Sometimes revivals of a production are better than the originals, and Welsh National Opera have taken stock of their current Marriage of Figaro and removed what irritated first time round in director Neil Armfield's conception.
Count Almaviva now seems much less boorish than before, much of his natural aristocratic bearing restored (though still with a pampered young man's impetuousness), and William Dazeley here makes him quite a sympathetic figure. Opposite him is the frustrated and disillusioned Countess of the compelling Elizabeth Atherton, her body-language yearning, her "Dove Sono" aria beautifully placed.
Around their personal tragedy of passionate love turned prematurely sour revolve several other relationships in this great comedy. Figaro is honest and doughty in Matthew Rose's good-bloke portrayal, his Susanna, Ailish Tynan, spirited and feisty.
Arlene Rolph's Cherubino is a disturbingly androgynous joy, not least when this female singer taking on a breeches part then pretends to be a young girl. And a real surprise is the sexy, still young and attractive Marcellina of Ros Evans, whose Act IV feminist aria is almost Cecilia Bartoli-like in its delivery.

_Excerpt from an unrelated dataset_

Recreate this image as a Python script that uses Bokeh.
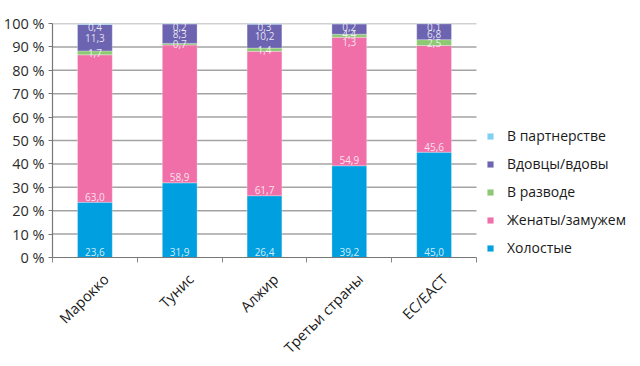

With the production excesses now discarded, there are subtle delights to relish: the ironing-board, hair-dryer, coffee-urn and wheelchair making their points amid the brown paper of much of Dale Ferguson's design (and the authentically fantastic perspective of his Act III salon).
The cosy theatrical lighting, faces uplit when characters address the audience front of stage. The wonderful moment when the Countess, succumbing to Cherubino's singing, almost drops the music guitar-playing Susanna is desperately following.
After a lukewarm start conductor Michal Klauza creates musical structures of great tension and release, the versatile WNO Orchestra at home as much with Mozart as they are with Wagner.
* Repeated tomorrow (7pm). Running time: Three hours, 20 minutes.